WASHINGTON, DC – Despite some governments’ attempts to assist overseas development in order to curb migration, development does not immediately deter migration, and those who migrate are not among the world’s poorest, new research released by the Center for Global Development (CGD) has found.
The two new sweeping studies calculate the effects of rising income on emigration for both poor countries and poor individuals. The first paper, by Michael Clemens, analyzed the relationship between real gross domestic product (GDP) per capita and net emigration rates in developing countries. The second, by Clemens and co-author Mariapia Mendola, examines nationally representative survey data on 653,613 people in 99 developing countries to see who migrates, when, and how.
Both levels of analysis confirmed the existence of an emigration lifecycle: Emigration rises along with rising incomes at first, only falling at much higher incomes. Rising incomes for relatively poor countries or people do not immediately deter migration. The researchers found that:
As GDP per capita rises, so do emigration rates. This relationship slows after roughly US$5,000, and reverses after roughly $10,000 (i.e. low- to middle-income, or the level of China or Mexico).
Successful, sustained economic growth in the low-income countries is therefore likely to raise the emigration rate, at least in the short-term.
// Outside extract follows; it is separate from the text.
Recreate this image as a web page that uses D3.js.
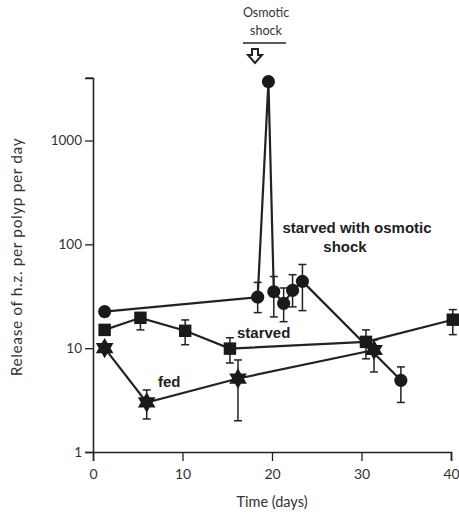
<!DOCTYPE html>
<html><head><meta charset="utf-8">
<script src="https://cdn.jsdelivr.net/npm/d3@7"></script>
<style>body{margin:0;background:#fff}svg{display:block}</style>
</head><body>
<script>
// ---- data ----
const shockDays  = [1.3, 18.4, 19.6, 20.2, 21.3, 22.3, 23.4, 34.4];
const shockVals  = [22.5, 31, 3700, 35, 27, 36, 44, 4.9];
const shockLo    = [null, 22, null, 20, 18, 25, 23, 3.0];
const shockHi    = [null, 43, null, 49, 38, 51, 64, 6.6];

const starvedDays = [1.3, 5.3, 10.3, 15.3, 30.5, 40.2];
const starvedVals = [15, 19.6, 14.7, 9.9, 11.5, 18.8];
const starvedLo   = [null, 15, 10.8, 7.2, 7.9, 13.5];
const starvedHi   = [null, 22, 18.7, 12.6, 15, 23.5];

const fedDays = [1.3, 6, 16.2, 31.4];
const fedVals = [10, 3.0, 5.1, 9.6];
const fedLo   = [null, 2.08, 2.0, 5.9];
const fedHi   = [null, 3.96, 7.7, 12];

const xTicks = [0, 10, 20, 30, 40];
const yTicksMajor = [1, 10, 100, 1000];

const W = 459, H = 514;
const svg = d3.select("body").append("svg").attr("width", W).attr("height", H);

const x = d3.scaleLinear().domain([0, 40]).range([93, 451]);
const y = d3.scaleLog().domain([1, 4000]).range([452, 78]);

const ink = "#222";
const axFont = "Lato, 'DejaVu Sans', sans-serif";

// minor ticks
const minor = [];
for (let d = 1; d <= 1000; d *= 10) for (let k = 2; k <= 9; k++) if (d * k <= 4000) minor.push(d * k);

const gy = svg.append("g").attr("transform", `translate(${x(0)},0)`);
gy.call(d3.axisLeft(y).tickValues(minor).tickSize(5).tickFormat(""));
gy.call(d3.axisLeft(y).tickValues(yTicksMajor).tickSize(8).tickPadding(3).tickFormat(d3.format("d")));
gy.selectAll(".domain").attr("stroke", ink).attr("stroke-width", 1.6);
gy.selectAll(".tick line").attr("stroke", ink).attr("stroke-width", 1.3);
gy.selectAll("text").attr("font-family", axFont).attr("font-size", 13.5).attr("fill", "#333");
gy.append("line").attr("x1", -7).attr("x2", 0).attr("y1", y(4000)).attr("y2", y(4000)).attr("stroke", ink).attr("stroke-width", 1.3);

const gx = svg.append("g").attr("transform", `translate(0,${y(1)})`);
gx.call(d3.axisBottom(x).tickValues(xTicks).tickSize(9).tickPadding(8).tickFormat(d3.format("d")));
gx.selectAll(".domain").attr("stroke", ink).attr("stroke-width", 1.6);
gx.selectAll(".tick line").attr("stroke", ink).attr("stroke-width", 1.3);
gx.selectAll("text").attr("font-family", axFont).attr("font-size", 14).attr("fill", "#333");

svg.append("text").attr("x", x(20)).attr("y", 507).attr("text-anchor", "middle")
  .attr("font-family", axFont).attr("font-size", 14.5).attr("fill", "#333").text("Time (days)");
svg.append("text").attr("transform", `translate(22,${257}) rotate(-90)`).attr("text-anchor", "middle")
  .attr("font-family", axFont).attr("font-size", 15.5).attr("letter-spacing", 0.6).attr("fill", "#333")
  .text("Release of h.z. per polyp per day");

// six-pointed star symbol
const hexStar = {
  draw(ctx, size) {
    const R = Math.sqrt(size) * 0.62, r = R / Math.sqrt(3);
    for (let i = 0; i < 12; i++) {
      const a = -Math.PI / 2 + i * Math.PI / 6, rr = i % 2 ? r : R;
      const px = rr * Math.cos(a), py = rr * Math.sin(a);
      i ? ctx.lineTo(px, py) : ctx.moveTo(px, py);
    }
    ctx.closePath();
  }
};

function series(days, vals, lo, hi, sym, size) {
  const pts = days.map((d, i) => ({d, v: vals[i], lo: lo[i], hi: hi[i]}));
  const g = svg.append("g");
  g.append("path").datum(pts)
    .attr("d", d3.line().x(p => x(p.d)).y(p => y(p.v)))
    .attr("fill", "none").attr("stroke", ink).attr("stroke-width", 2.2);
  const eb = g.selectAll(".eb").data(pts.filter(p => p.lo != null)).join("g");
  eb.append("line").attr("x1", p => x(p.d)).attr("x2", p => x(p.d))
    .attr("y1", p => y(p.lo)).attr("y2", p => y(p.hi)).attr("stroke", ink).attr("stroke-width", 1.5);
  [ "lo", "hi" ].forEach(k => eb.append("line")
    .attr("x1", p => x(p.d) - 4).attr("x2", p => x(p.d) + 4)
    .attr("y1", p => y(p[k])).attr("y2", p => y(p[k])).attr("stroke", ink).attr("stroke-width", 1.5));
  g.selectAll(".m").data(pts).join("path")
    .attr("transform", p => `translate(${x(p.d)},${y(p.v)})`)
    .attr("d", d3.symbol(sym, size)).attr("fill", "#1a1a1a");
}
series(shockDays, shockVals, shockLo, shockHi, d3.symbolCircle, 135);
series(starvedDays, starvedVals, starvedLo, starvedHi, d3.symbolSquare, 155);
series(fedDays, fedVals, fedLo, fedHi, hexStar, 270);

const lab = "Arial, 'Liberation Sans', sans-serif";
svg.append("text").attr("x", 357).attr("y", 233).attr("text-anchor", "middle").attr("font-family", lab)
  .attr("font-weight", "bold").attr("font-size", 15).attr("fill", "#222").text("starved with osmotic");
svg.append("text").attr("x", 345).attr("y", 252).attr("text-anchor", "middle").attr("font-family", lab)
  .attr("font-weight", "bold").attr("font-size", 15).attr("fill", "#222").text("shock");
svg.append("text").attr("x", 237).attr("y", 338).attr("font-family", lab)
  .attr("font-weight", "bold").attr("font-size", 15).attr("fill", "#222").text("starved");
svg.append("text").attr("x", 158).attr("y", 387).attr("font-family", lab)
  .attr("font-weight", "bold").attr("font-size", 15).attr("fill", "#222").text("fed");

// osmotic shock annotation
svg.append("text").attr("x", 266).attr("y", 17).attr("text-anchor", "middle").attr("font-family", axFont)
  .attr("font-size", 12.5).attr("fill", "#333").text("Osmotic");
svg.append("text").attr("x", 266).attr("y", 35).attr("text-anchor", "middle").attr("font-family", axFont)
  .attr("font-size", 12.5).attr("fill", "#333").text("shock");
svg.append("line").attr("x1", 243).attr("x2", 286).attr("y1", 43).attr("y2", 43).attr("stroke", ink).attr("stroke-width", 1.5);
svg.append("path").attr("d", "M252,49 h6 v6 h4 l-7,8 l-7,-8 h4 z").attr("fill", "#fff").attr("stroke", ink).attr("stroke-width", 2);
</script>
</body></html>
As incomes rise, so too does people’s ability to afford the investments that make migration easier.
These new migrants will not be among their countries poorest: in low-income countries, people actively preparing to emigrate have 30 percent higher incomes than the population on average, and 14 percent of these higher incomes come from more years of education.
“This pattern is not new, or something to fear,” Michael Clemens, director of Migration, Displacement, and Humanitarian Policy and senior fellow at CGD, says. “As a poor country gets richer, at first more people emigrate, until the process eventually slows and reverses itself. We’ve seen it with Sweden a century ago and Mexico a half century ago. We’re seeing it now in Central America, and we’ll hopefully see the pattern emerge in sub-Saharan Africa as that region gets richer.”
“The world’s poorest are not the ones who migrate,” said co-author Mariapia Mendola, professor of economics the Università degli Studi di Milano Bicocca and Director of the Poverty and Development Program at Centro Studi Luca d’Agliano in Milan. “Migration is seen as an investment, just like higher education. You wouldn’t decide not to send your kids to college just because your family is getting wealthier. Similarly, families are not deciding to stay put as their incomes rise. Migration changes lives and economies for the better.”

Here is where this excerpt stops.